[Excerpt from a dataset]

——

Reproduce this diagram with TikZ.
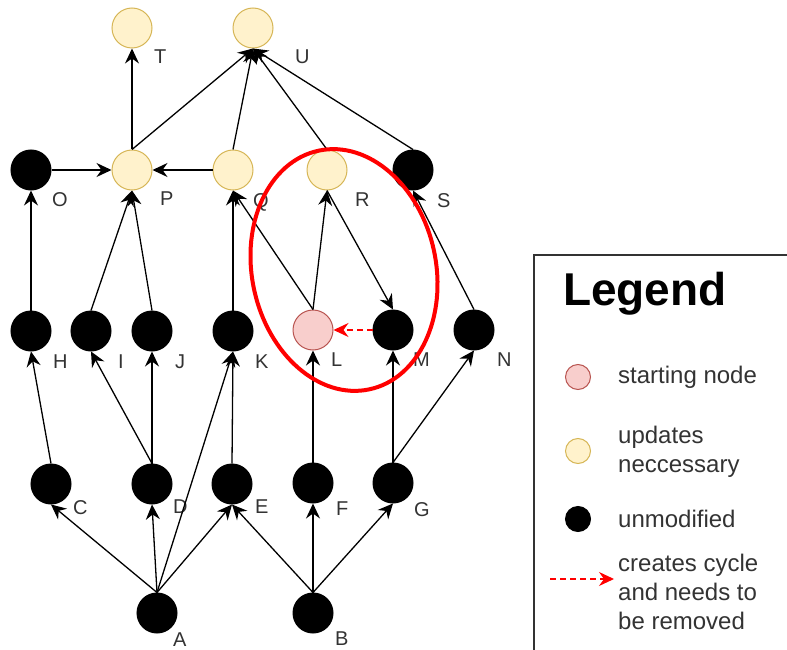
\documentclass[tikz,border=0pt]{standalone}
\usepackage{fontspec}
\setmainfont{Liberation Sans}
\usetikzlibrary{arrows.meta}
\definecolor{updfill}{HTML}{FFF2CC}
\definecolor{updline}{HTML}{D6B656}
\definecolor{startfill}{HTML}{F8CECC}
\definecolor{startline}{HTML}{B85450}
\definecolor{txtgray}{HTML}{333333}
\tikzset{
  vtx/.style={circle, minimum size=40pt, inner sep=0pt, line width=1pt},
  unmod/.style={vtx, fill=black, draw=black},
  upd/.style={vtx, fill=updfill, draw=updline},
  startnode/.style={vtx, fill=startfill, draw=startline},
  lbl/.style={anchor=north west, inner sep=0pt, text=txtgray, font=\fontsize{20}{24}\selectfont},
  arr/.style={-{Stealth[length=15pt,width=14pt,inset=5pt]}, line width=1.3pt},
  keytext/.style={anchor=west, inner sep=0pt, align=left, text=txtgray, font=\fontsize{24}{29}\selectfont},
}
\newcommand{\upedge}[2]{\draw[arr] (#1.north) -- (#2.south);}

\begin{document}
\begin{tikzpicture}[x=1pt, y=-1pt]
\useasboundingbox (0,0) rectangle (787,650);
% top row
\node[upd] at (132, 28)   (T) {};
\node[upd] at (253, 28)   (U) {};
% second row
\node[unmod]     at (31, 170)  (O) {};
\node[upd]       at (132, 170) (P) {};
\node[upd]       at (233, 170) (Q) {};
\node[upd]       at (327, 170) (R) {};
\node[unmod]     at (413, 170) (S) {};
% third row
\node[unmod]     at (31, 331)  (H) {};
\node[unmod]     at (91, 331)  (I) {};
\node[unmod]     at (152, 331) (J) {};
\node[unmod]     at (233, 331) (K) {};
\node[startnode] at (313, 330) (L) {};
\node[unmod]     at (393, 330) (M) {};
\node[unmod]     at (474, 330) (N) {};
% fourth row
\node[unmod] at (51, 484)  (C) {};
\node[unmod] at (152, 484) (D) {};
\node[unmod] at (232, 484) (E) {};
\node[unmod] at (313, 483) (F) {};
\node[unmod] at (393, 483) (G) {};
% roots
\node[unmod] at (157, 613) (A) {};
\node[unmod] at (313, 613) (B) {};

% names
\node[lbl] at (154, 50)  (lT) {T};
\node[lbl] at (295, 50)  (lU) {U};
\node[lbl] at (52, 192)  (lO) {O};
\node[lbl] at (160, 192) (lP) {P};
\node[lbl] at (253, 193) (lQ) {Q};
\node[lbl] at (355, 193) (lR) {R};
\node[lbl] at (437, 193) (lS) {S};
\node[lbl] at (53, 355)  (lH) {H};
\node[lbl] at (118, 355) (lI) {I};
\node[lbl] at (175, 355) (lJ) {J};
\node[lbl] at (255, 355) (lK) {K};
\node[lbl] at (331, 353) (lL) {L};
\node[lbl] at (413, 353) (lM) {M};
\node[lbl] at (497, 353) (lN) {N};
\node[lbl] at (73, 500)  (lC) {C};
\node[lbl] at (173, 500) (lD) {D};
\node[lbl] at (255, 500) (lE) {E};
\node[lbl] at (336, 502) (lF) {F};
\node[lbl] at (414, 502) (lG) {G};
\node[lbl] at (173, 633) (lA) {A};
\node[lbl] at (335, 632) (lB) {B};

% dependencies
\upedge{A}{C}
\upedge{A}{D}
\upedge{A}{E}
\upedge{A}{K}
\upedge{B}{E}
\upedge{B}{F}
\upedge{B}{G}
\upedge{C}{H}
\upedge{D}{I}
\upedge{D}{J}
\upedge{E}{K}
\upedge{F}{L}
\upedge{G}{M}
\upedge{G}{N}
\upedge{H}{O}
\upedge{I}{P}
\upedge{J}{P}
\upedge{K}{Q}
\upedge{L}{Q}
\upedge{L}{R}
\upedge{N}{S}
\upedge{P}{T}
\upedge{P}{U}
\upedge{Q}{U}
\upedge{R}{U}
\upedge{S}{U}
\draw[arr] (R.south) -- (M.north);
\draw[arr] (O) -- (P);
\draw[arr] (Q) -- (P);
\draw[arr, red, dash pattern=on 6pt off 4pt] (M) -- (L);

% cycle
\draw[red, line width=4pt, rotate around={12:(344,270)}] (344,270) ellipse [x radius=92, y radius=122];

% legend
\draw[black!80, line width=1.3pt] (534,650) |- (787,255);
\node[anchor=north west, inner sep=0pt, font=\bfseries\fontsize{46}{55}\selectfont] at (563,272) (title) {Legend};
\node[startnode, minimum size=25pt] at (578,377) (k1) {};
\node[keytext] at (618,377) (t1) {starting node};
\node[upd, minimum size=25pt] at (578,451) (k2) {};
\node[keytext] at (618,452) (t2) {updates\\neccessary};
\node[unmod, minimum size=25pt] at (578,519) (k3) {};
\node[keytext] at (618,519) (t3) {unmodified};
\coordinate (ks) at (550,579);
\coordinate (ke) at (614,579);
\draw[arr, red, dash pattern=on 6pt off 4pt] (ks) -- (ke);
\node[keytext] at (618,592) (t4) {creates cycle\\and needs to\\be removed};
\end{tikzpicture}
\end{document}
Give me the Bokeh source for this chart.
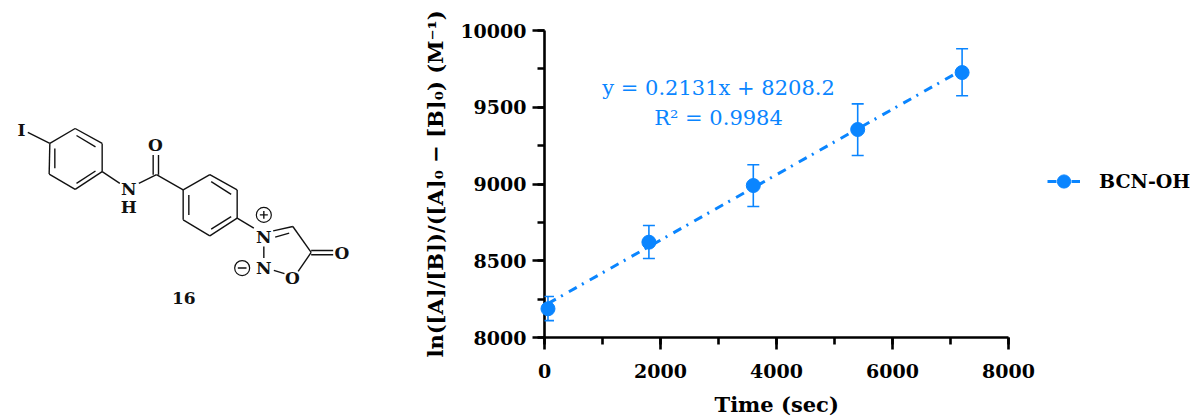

——

- _SET PROBLEM_: Go through the listing above and return every line where the word "this" occurs.

- _EXERCISE ANSWER_:
Reproduce this diagram with TikZ.
Give me the Bokeh source for this chart.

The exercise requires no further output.